>> BEGIN

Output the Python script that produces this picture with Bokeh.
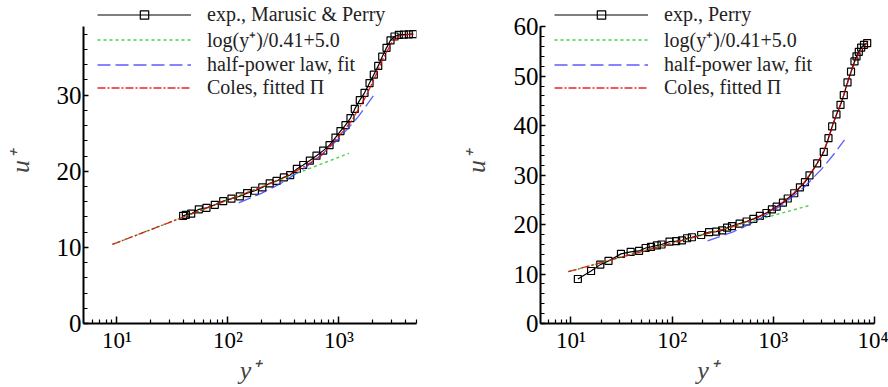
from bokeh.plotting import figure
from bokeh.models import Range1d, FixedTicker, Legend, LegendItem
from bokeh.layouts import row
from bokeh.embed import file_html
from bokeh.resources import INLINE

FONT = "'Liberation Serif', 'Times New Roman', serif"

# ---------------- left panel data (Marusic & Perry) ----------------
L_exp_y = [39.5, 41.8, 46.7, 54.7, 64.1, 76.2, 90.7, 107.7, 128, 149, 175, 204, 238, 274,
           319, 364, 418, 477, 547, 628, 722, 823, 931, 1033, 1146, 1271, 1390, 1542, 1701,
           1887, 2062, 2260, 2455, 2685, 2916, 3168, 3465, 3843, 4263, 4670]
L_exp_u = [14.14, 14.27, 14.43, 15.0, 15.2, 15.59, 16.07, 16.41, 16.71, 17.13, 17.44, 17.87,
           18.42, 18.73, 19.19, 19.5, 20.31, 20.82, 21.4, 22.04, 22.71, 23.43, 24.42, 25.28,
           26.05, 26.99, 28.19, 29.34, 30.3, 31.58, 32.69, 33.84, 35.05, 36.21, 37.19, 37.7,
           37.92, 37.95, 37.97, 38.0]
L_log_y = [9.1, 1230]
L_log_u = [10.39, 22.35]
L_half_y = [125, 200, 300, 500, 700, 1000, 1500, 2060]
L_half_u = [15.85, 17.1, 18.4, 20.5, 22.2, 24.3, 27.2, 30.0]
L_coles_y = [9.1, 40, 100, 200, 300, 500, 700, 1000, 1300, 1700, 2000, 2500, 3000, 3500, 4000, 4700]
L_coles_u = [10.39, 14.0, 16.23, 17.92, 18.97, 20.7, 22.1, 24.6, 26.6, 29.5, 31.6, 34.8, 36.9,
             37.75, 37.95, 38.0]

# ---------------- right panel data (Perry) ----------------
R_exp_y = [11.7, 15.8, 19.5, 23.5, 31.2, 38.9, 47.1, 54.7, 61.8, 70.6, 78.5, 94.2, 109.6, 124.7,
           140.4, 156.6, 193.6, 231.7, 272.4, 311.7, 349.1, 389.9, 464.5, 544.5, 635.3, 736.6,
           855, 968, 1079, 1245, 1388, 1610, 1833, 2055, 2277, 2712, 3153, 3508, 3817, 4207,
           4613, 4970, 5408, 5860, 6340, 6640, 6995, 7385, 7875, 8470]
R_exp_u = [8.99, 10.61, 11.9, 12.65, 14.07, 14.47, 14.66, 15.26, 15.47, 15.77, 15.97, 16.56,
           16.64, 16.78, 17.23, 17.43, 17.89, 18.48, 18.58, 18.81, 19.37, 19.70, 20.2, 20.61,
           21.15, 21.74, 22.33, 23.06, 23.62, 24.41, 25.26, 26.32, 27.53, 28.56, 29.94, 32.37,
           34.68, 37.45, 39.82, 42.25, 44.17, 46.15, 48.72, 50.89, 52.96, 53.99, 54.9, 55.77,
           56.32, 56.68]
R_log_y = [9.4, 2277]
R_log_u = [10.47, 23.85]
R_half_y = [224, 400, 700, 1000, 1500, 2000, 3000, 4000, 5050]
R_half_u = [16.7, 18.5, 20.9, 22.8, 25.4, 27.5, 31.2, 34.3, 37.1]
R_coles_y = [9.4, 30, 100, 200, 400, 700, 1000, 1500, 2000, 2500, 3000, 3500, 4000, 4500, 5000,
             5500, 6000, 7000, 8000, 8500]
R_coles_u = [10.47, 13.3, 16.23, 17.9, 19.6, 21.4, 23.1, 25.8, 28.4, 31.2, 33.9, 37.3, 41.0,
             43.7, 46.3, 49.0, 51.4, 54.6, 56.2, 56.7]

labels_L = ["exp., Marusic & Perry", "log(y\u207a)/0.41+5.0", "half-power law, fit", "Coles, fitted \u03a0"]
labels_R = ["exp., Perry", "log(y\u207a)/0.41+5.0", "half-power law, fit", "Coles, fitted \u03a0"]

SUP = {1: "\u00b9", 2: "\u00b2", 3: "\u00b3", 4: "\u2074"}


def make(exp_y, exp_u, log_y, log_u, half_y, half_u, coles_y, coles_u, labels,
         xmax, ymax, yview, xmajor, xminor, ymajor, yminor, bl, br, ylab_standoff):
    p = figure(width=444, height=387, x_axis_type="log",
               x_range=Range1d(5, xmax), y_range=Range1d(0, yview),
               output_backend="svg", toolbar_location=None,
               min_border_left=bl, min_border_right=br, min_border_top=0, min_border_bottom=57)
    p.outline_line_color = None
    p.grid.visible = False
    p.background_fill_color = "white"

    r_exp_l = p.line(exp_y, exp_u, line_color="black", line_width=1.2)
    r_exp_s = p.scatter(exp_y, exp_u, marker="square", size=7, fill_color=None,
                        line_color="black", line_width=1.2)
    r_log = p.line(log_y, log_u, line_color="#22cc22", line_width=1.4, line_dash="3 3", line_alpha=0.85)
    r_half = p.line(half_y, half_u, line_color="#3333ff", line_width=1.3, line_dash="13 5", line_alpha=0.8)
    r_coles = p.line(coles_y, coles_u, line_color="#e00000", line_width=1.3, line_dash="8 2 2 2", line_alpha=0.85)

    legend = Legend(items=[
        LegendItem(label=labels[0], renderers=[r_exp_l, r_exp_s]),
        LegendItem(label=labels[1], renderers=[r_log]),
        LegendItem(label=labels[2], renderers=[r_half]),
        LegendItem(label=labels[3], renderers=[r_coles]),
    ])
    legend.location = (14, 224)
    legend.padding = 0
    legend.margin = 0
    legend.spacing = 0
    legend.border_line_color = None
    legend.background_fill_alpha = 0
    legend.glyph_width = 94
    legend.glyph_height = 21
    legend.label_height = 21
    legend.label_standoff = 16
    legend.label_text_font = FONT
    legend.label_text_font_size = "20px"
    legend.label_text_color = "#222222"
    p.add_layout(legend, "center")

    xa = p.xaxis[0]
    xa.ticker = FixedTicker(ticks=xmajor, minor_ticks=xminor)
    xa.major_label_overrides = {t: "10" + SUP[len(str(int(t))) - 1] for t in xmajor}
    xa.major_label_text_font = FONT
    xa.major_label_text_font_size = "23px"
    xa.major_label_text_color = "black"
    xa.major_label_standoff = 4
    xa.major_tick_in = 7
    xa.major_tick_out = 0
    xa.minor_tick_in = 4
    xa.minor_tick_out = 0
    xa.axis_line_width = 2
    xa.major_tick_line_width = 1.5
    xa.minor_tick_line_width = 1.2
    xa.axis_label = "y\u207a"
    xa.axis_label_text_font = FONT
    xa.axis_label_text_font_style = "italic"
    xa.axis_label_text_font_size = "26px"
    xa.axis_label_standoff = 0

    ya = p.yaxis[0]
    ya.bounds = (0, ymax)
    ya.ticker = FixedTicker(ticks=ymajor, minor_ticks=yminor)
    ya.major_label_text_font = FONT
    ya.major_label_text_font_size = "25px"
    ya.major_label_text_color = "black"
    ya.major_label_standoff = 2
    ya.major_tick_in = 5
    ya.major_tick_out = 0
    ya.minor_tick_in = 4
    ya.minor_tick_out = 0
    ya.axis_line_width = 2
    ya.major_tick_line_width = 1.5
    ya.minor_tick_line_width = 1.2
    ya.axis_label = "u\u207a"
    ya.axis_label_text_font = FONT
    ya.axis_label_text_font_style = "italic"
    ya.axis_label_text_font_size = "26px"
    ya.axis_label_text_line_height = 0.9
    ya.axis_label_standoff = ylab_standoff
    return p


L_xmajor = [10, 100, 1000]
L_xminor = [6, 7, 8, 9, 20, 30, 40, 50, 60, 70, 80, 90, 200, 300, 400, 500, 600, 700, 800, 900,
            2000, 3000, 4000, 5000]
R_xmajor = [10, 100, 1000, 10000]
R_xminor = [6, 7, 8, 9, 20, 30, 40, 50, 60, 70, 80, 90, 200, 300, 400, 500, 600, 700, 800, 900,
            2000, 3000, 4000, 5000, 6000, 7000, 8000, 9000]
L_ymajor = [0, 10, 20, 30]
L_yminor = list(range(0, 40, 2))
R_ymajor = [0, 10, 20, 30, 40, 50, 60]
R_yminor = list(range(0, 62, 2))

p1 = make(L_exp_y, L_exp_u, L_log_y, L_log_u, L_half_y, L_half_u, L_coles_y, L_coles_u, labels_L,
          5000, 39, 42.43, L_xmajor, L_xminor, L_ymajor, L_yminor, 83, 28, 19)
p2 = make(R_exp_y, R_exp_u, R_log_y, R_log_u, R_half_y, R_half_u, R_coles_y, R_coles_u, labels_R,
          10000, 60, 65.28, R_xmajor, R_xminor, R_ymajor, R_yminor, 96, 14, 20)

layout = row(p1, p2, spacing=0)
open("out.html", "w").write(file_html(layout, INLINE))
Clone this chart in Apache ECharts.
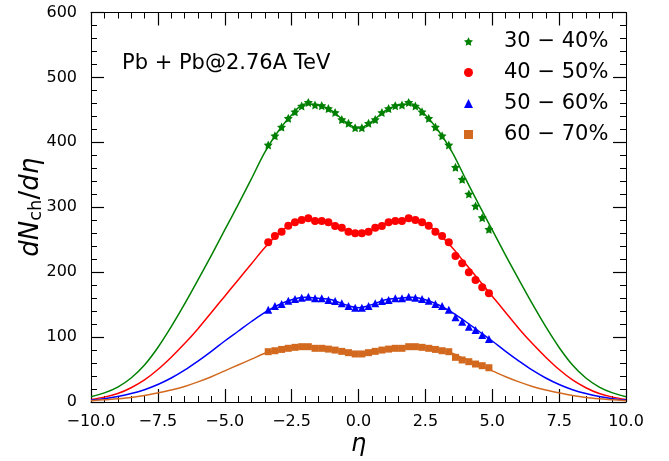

>> END

- [TASK GOAL]:
Make an exact copy of the lines from the top of the material through the line with "Serif', 'Times New", pictures excluded.

- [WORKED ANSWER]:
Output the Python script that produces this picture with Bokeh.
from bokeh.plotting import figure
from bokeh.models import Range1d, FixedTicker, Legend, LegendItem
from bokeh.layouts import row
from bokeh.embed import file_html
from bokeh.resources import INLINE

FONT = "'Liberation Serif', 'Times New Roman', serif"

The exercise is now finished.